In the latest effort to recycle the Camelot myths, Frank Rich has published a delusional article in New York Magazine under the title, "What Killed JFK: The Hate That Ended His Presidency is Eerily Familiar" in which he draws a straight line from Kennedy's assassination to imagined threats against President Obama arising from conservatives and the tea party movement.
The occasion for Mr. Rich's ruminations is a review of several recently published books about President Kennedy and the assassination, including one by Stephen King in which the novelest dispatches a time traveller on a mission to intercept Oswald before he can commit his deed so that history might be redirected on a more hopeful path. Mr. King, however is a writer of fiction and thus entitled to invent his facts. Mr. Rich, as a journalist, does not have the same license.

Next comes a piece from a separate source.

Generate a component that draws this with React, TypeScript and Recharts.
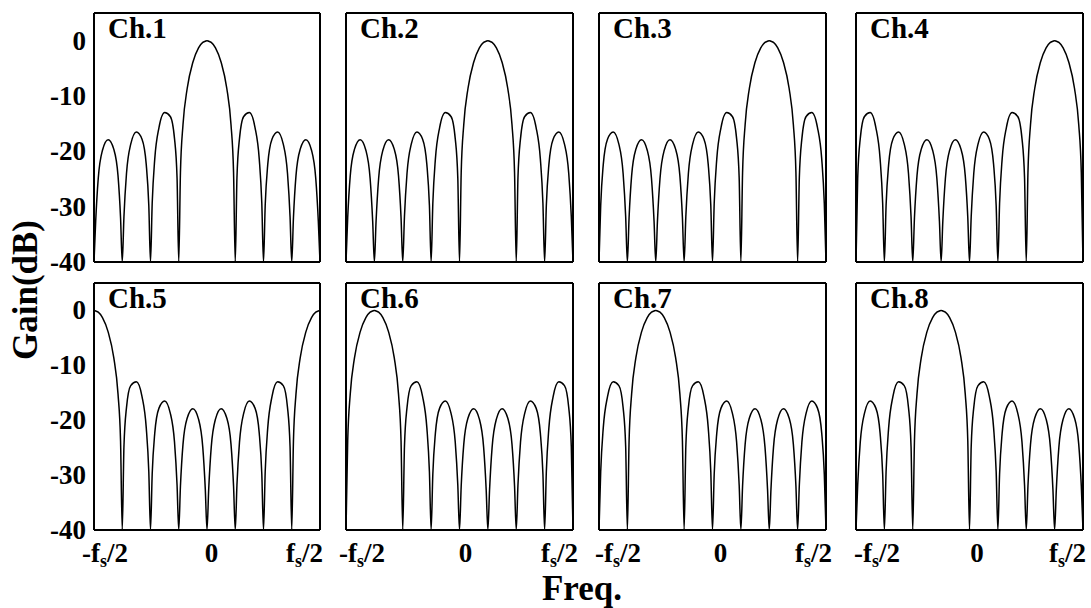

Mr. Rich's depiction of "the right" as a menace and a public danger is not that far removed from the portrayal of communism as a threat to the republic among the followers of Sen. Joseph McCarthy. In keeping to this script, Mr. Rich invents a series of "facts" about the Kennedy assassination and then lists them in an indicment of conservatives as parties to the crime. It is a near textbook application of the paranoid style.